Sometimes we are tempted to be offended by God. His ways can be so very different from ours. At those times, we need the eyes of faith to see what God is doing in our midst, right around us. He is saving the lost. He is healing the broken. He is restoring the fallen and wayward. He is leading His people home to Himself. If we can see what He is doing, we can stop being offended that God did not dance at our jig or weep at our dirge. Instead, He has done something so much better!
Prayer Based on Psalm 114:
from Pray all the Psalms by Rory McClure   
Psalm 114 Prayed
Praising the Lord for his faithfulness to his people

   O Lord, when you led ancient Israel came out of Egypt,
            the house of Jacob from a people of foreign tongue,
   Judah became your sanctuary,
            Israel your dominion.
   Just as we the Church are your temple,
            and your Holy Spirit lives in us.
   And your temple is sacred,
            and we are that temple.

   We remember that before you saved us
            we were separate from you, O Christ,
   excluded from citizenship in Israel
            and foreigners to the covenants of the promise,
            without hope and without God in the world.
   But now in you, O Christ Jesus
            we who once were far away
            have been brought near
            through your blood.
   Thank you that today,
            we are no longer foreigners and strangers,
   but fellow citizens with your people Israel
            and also members of your household,
   built on the foundation of the apostles and prophets,
            with you yourself as the chief cornerstone.
   In you the whole building is joined together
            and rises to become a holy temple for you, O Lord.
   And in you we too are being built together
            to become a dwelling in which God lives by the Holy Spirit.

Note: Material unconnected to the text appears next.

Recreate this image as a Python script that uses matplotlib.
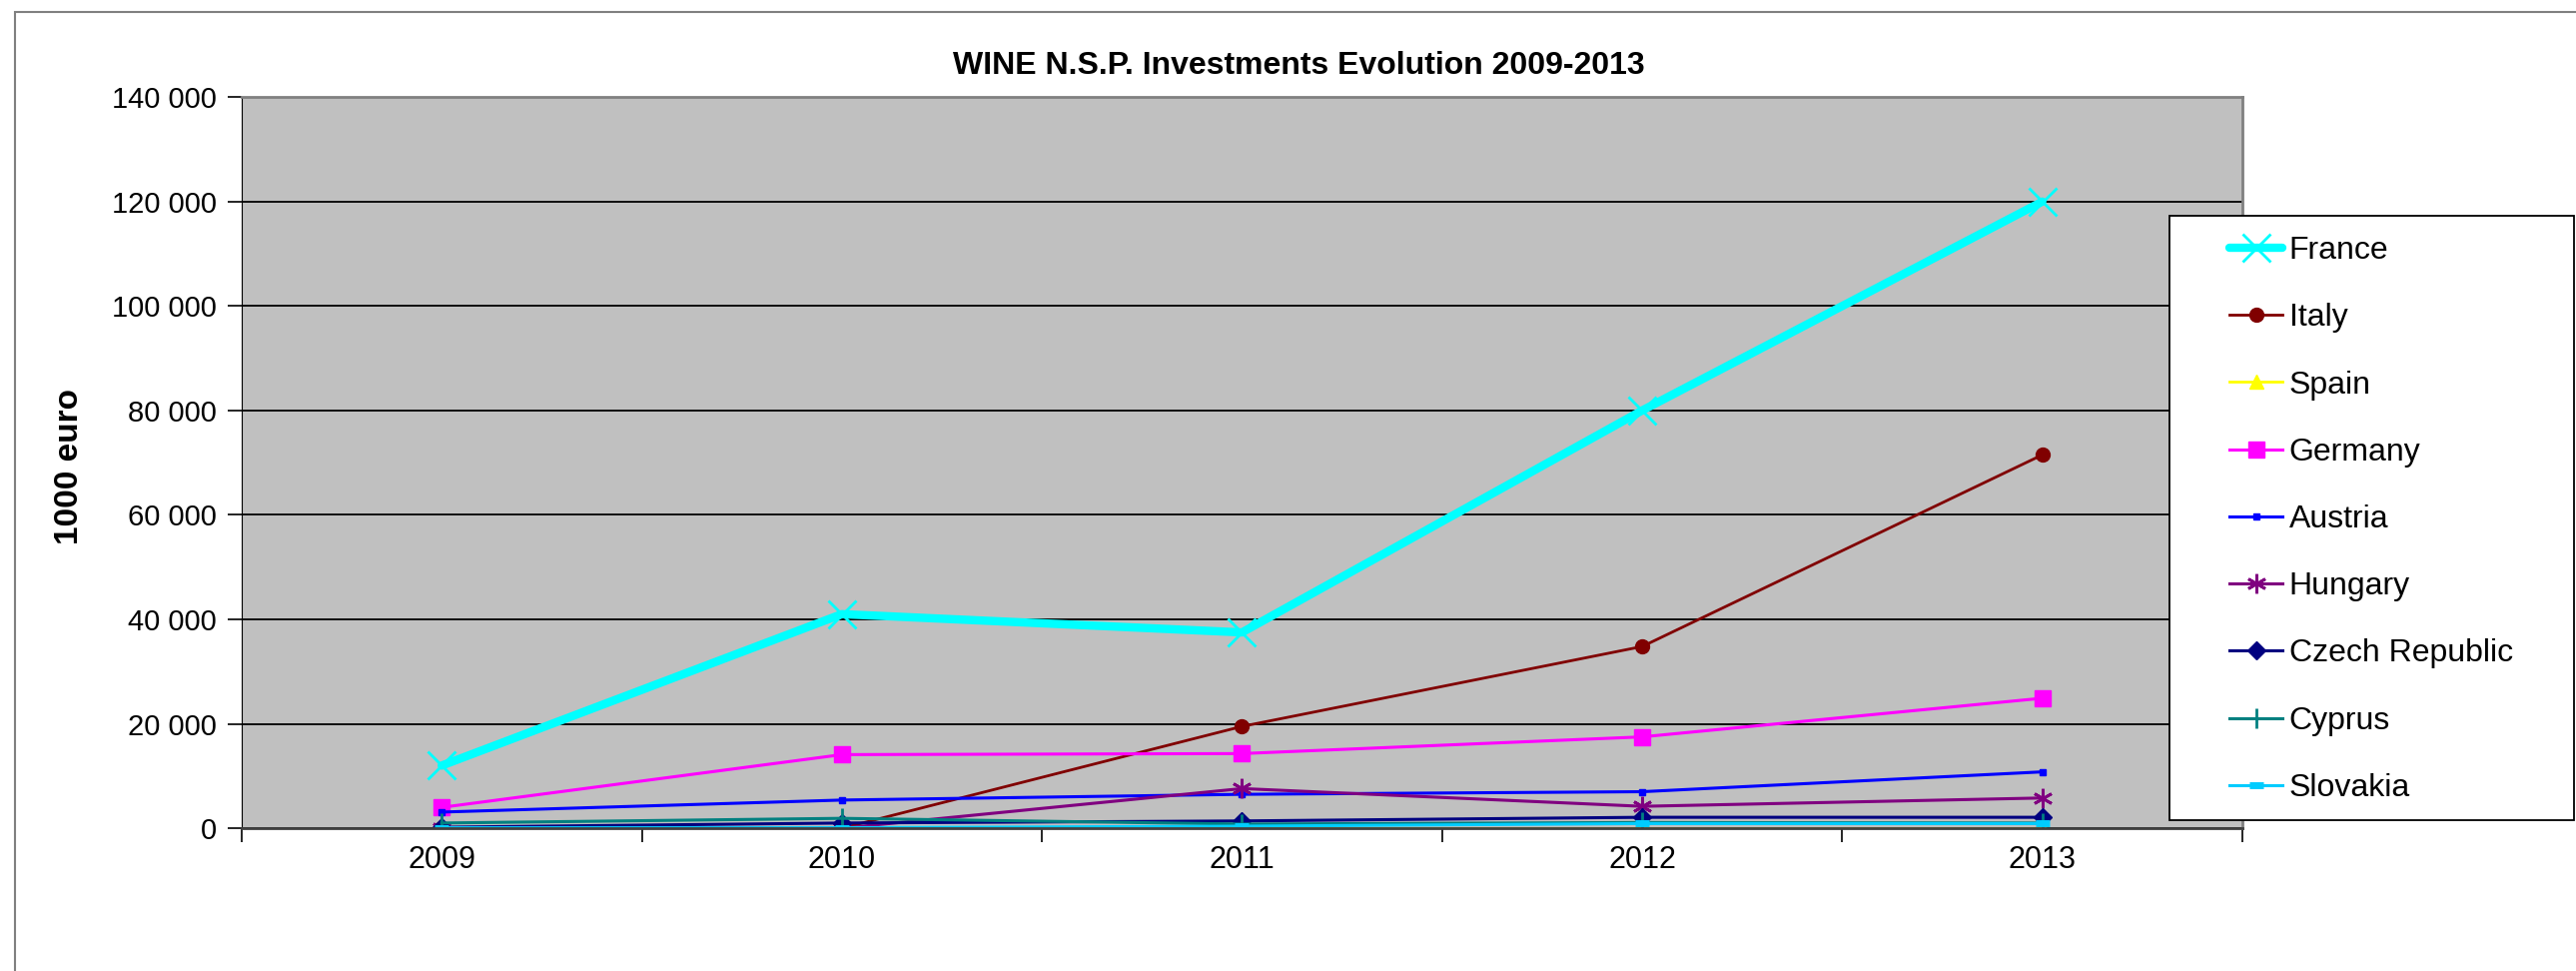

   By faith the people of Israel
             passed through the Red Sea as on dry land;
   but when the Egyptians tried to do so,
            they were drowned.
   The sea looked and fled,
            the Jordan turned back;
   Israel crossed the Jordan on dry ground,
            for you, the Lord our God dried up the Jordan
            before them until they crossed over.
   You, the Lord our God, did to the Jordan
            just what you had done to the Red Sea
   when you dried it up
            until Israel crossed over.
   The mountains skipped like rams,
            the hills like lambs.
   Why was it, O sea, that you fled,
            O Jordan, that you turned back,
   you mountains, that you skipped like rams,
            you hills, like lambs?

   These things happened to them as examples
            and were written down as warnings for us, the Church,
            on whom the fulfillment of the ages has come.

   Tremble, O earth, at the presence of the Lord,
            at the presence of the God of Jacob,
   who turned the rock into a pool,
            the hard rock into springs of water.
   Ancient Israel ate the same spiritual food as us,
            and drank the same spiritual drink as us;
   for they drank from the spiritual rock that
            accompanied them,
            and that rock was you, O Christ.
   Therefore may we drink of the water you give us,
            so that we will never thirst.
   Indeed, let the water you give us
            become in us a spring of water
            welling up to eternal life.
   O Lord Jesus Christ,
            you are the bread of life.
   Israel’s forefathers ate the manna in the desert,
            yet they died.
   But you are the bread that came down from heaven,
            which anyone may eat and not die.
   May we eat of this bread,
            so that we can live forever.
   This bread is your flesh
            which you have given for the life of the world.